I DON’T suppose the science fiction writer John Wyndham is much read these days but in the 50s and 60s his books were very popular. Recently one of his plots has been playing on my mind.
The Day of the Triffids (1951) opens with a shower of green meteors over Britain which draws nearly everyone to watch. Next day the spectators are all blind, the only ones to escape with their sight being a handful who were unconscious or otherwise unable to see the meteors.
I am starting to wonder if some similar Wyndham-style phenomenon has affected all but a very few of the population, disabling their critical faculties and making them unquestioningly, even gladly, receptive to every word issuing from ‘authority’. It is hard otherwise to explain how so many previously sensible people have believed the government propaganda and given it the status of holy writ.
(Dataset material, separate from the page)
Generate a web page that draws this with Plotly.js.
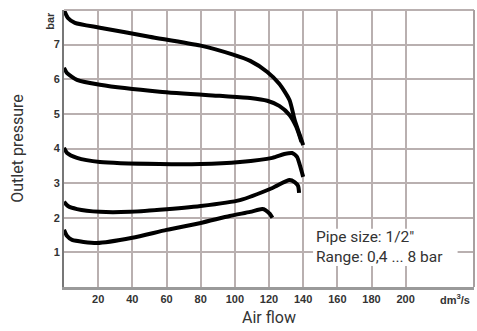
<!DOCTYPE html>
<html><head><meta charset="utf-8">
<script src="https://cdn.plot.ly/plotly-3.0.1.min.js"></script>
<style>html,body{margin:0;padding:0;background:#fff}#chart{width:477px;height:331px}</style>
</head><body><div id="chart"></div>
<script>
// Curve data (air flow dm3/s, outlet pressure bar)
const flow1 = [0, 2.3, 6.4, 21, 50, 80, 99, 109, 119, 126, 132, 135, 138, 140];
const pres1 = [8.0, 7.77, 7.63, 7.49, 7.23, 6.97, 6.71, 6.53, 6.21, 5.87, 5.40, 4.83, 4.39, 4.10];
const flow2 = [0, 1.8, 7.6, 21, 56, 91, 109, 119, 126, 132, 136, 139];
const pres2 = [6.33, 6.18, 5.98, 5.84, 5.64, 5.52, 5.46, 5.38, 5.23, 4.97, 4.62, 4.19];
const flow3 = [0, 1.8, 7.6, 21, 56, 80, 103, 122, 129, 133.5, 136.4, 138, 140];
const pres3 = [4.02, 3.87, 3.73, 3.61, 3.55, 3.55, 3.61, 3.73, 3.84, 3.87, 3.76, 3.53, 3.18];
const flow4 = [0, 2.3, 7.6, 21, 38.6, 56, 80, 103, 122, 132, 135, 137, 137.6];
const pres4 = [2.46, 2.34, 2.25, 2.17, 2.17, 2.23, 2.34, 2.51, 2.86, 3.09, 3.03, 2.92, 2.72];
const flow5 = [0, 1.8, 4.7, 19.3, 40, 60, 80, 97, 109, 116, 118, 120.5, 122];
const pres5 = [1.65, 1.47, 1.36, 1.27, 1.42, 1.65, 1.85, 2.05, 2.17, 2.25, 2.22, 2.11, 2.0];
const xTicks = [20, 40, 60, 80, 100, 120, 140, 160, 180, 200];
const yTicks = [1, 2, 3, 4, 5, 6, 7];
const noteLines = ['Pipe size: 1/2"', 'Range: 0,4 ... 8 bar'];

const series = [[flow1, pres1], [flow2, pres2], [flow3, pres3], [flow4, pres4], [flow5, pres5]];
const traces = series.map(([x, y]) => ({
  x: x, y: y, mode: 'lines', type: 'scatter',
  line: {color: '#000', width: 4, shape: 'spline', smoothing: 0.6},
  hoverinfo: 'skip', showlegend: false
}));

const gridc = '#b9b0b0';
const tickFont = {family: 'Liberation Sans, Arial, sans-serif', size: 11, color: '#333', weight: 'bold'};
const noteFont = {family: 'Roboto, sans-serif', size: 15.5, color: '#333'};
const layout = {
  width: 477, height: 331,
  margin: {l: 64, r: 3, t: 10, b: 44},
  paper_bgcolor: '#fff', plot_bgcolor: '#fff',
  showlegend: false,
  xaxis: {
    range: [0, 240], tickvals: xTicks, ticks: '', showgrid: true, gridcolor: gridc, gridwidth: 2,
    zeroline: false, showline: true, linecolor: '#9a9a9a', linewidth: 3,
    tickfont: tickFont,
    title: {text: 'Air flow', font: {family: 'Roboto, sans-serif', size: 16, color: '#333'}, standoff: 8}
  },
  yaxis: {
    range: [0, 8], tickvals: yTicks, ticks: '', showgrid: true, gridcolor: gridc, gridwidth: 2,
    zeroline: false, showline: true, linecolor: '#777', linewidth: 2,
    tickfont: tickFont,
    title: {text: 'Outlet pressure', font: {family: 'Roboto, sans-serif', size: 16, color: '#333'}, standoff: 26}
  },
  shapes: [
    {type: 'line', xref: 'paper', yref: 'paper', x0: 0, x1: 1, y0: 1, y1: 1, line: {color: gridc, width: 2}},
    {type: 'line', xref: 'paper', yref: 'paper', x0: 1, x1: 1, y0: 0, y1: 1, line: {color: '#a8a0a0', width: 2}},
    {type: 'rect', xref: 'x', yref: 'y', x0: 145.8, x1: 230.4, y0: 0.61, y1: 1.68, layer: 'between',
     fillcolor: '#fff', line: {width: 0}}
  ],
  annotations: [
    {x: 146.5, y: 1.15, xref: 'x', yref: 'y', xanchor: 'left', yanchor: 'middle', align: 'left', showarrow: false,
     text: noteLines.join('<br>'), font: noteFont},
    {x: 229, y: 0, xref: 'x', yref: 'paper', xanchor: 'center', yanchor: 'top', yshift: -3, showarrow: false,
     text: 'dm<sup>3</sup>/s', font: tickFont},
    {x: -0.035, y: 0.96, xref: 'paper', yref: 'paper', xanchor: 'center', yanchor: 'middle', showarrow: false,
     text: 'bar', textangle: -90, font: tickFont}
  ]
};
Plotly.newPlot('chart', traces, layout, {staticPlot: true, displayModeBar: false});
</script></body></html>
The vast majority can personally know no one much under 80 who has died of or ‘with’ Covid-19 (in other words picked it up in hospital), or even been seriously ill.
Sensible people can surely not believe that a piece of cloth or paper can act as a barrier to a virus. It is like using a football net to block sand, but not as efficient. Yet they obediently mask up, even in the open air, even when there is no other person within 100 yards.
Something must have taken over their brains – there is no other explanation.
I used to work in newspapers and so did many of my friends and acquaintances. I have known some for decades. It would be hard to find a more cynical bunch, never taking anything from officialdom at face value. They are quick-witted, humorous and intelligent, and I like, trust and respect them. I assumed we were on the same wavelength. Yet these same friends, to a person, have been suckered into fearing a virus which is dangerous only to a tiny minority, and into believing that they must have a novel type of vaccine in an early experimental stage. Where is the scepticism they always used to show? They seem to have taken leave of their senses.
At the end of The Day of the Triffids, a paramilitary faction emerge intending to take control of the remaining sighted people, while a few dissidents establish a community on the Isle of Wight. Maybe I’ll see you there?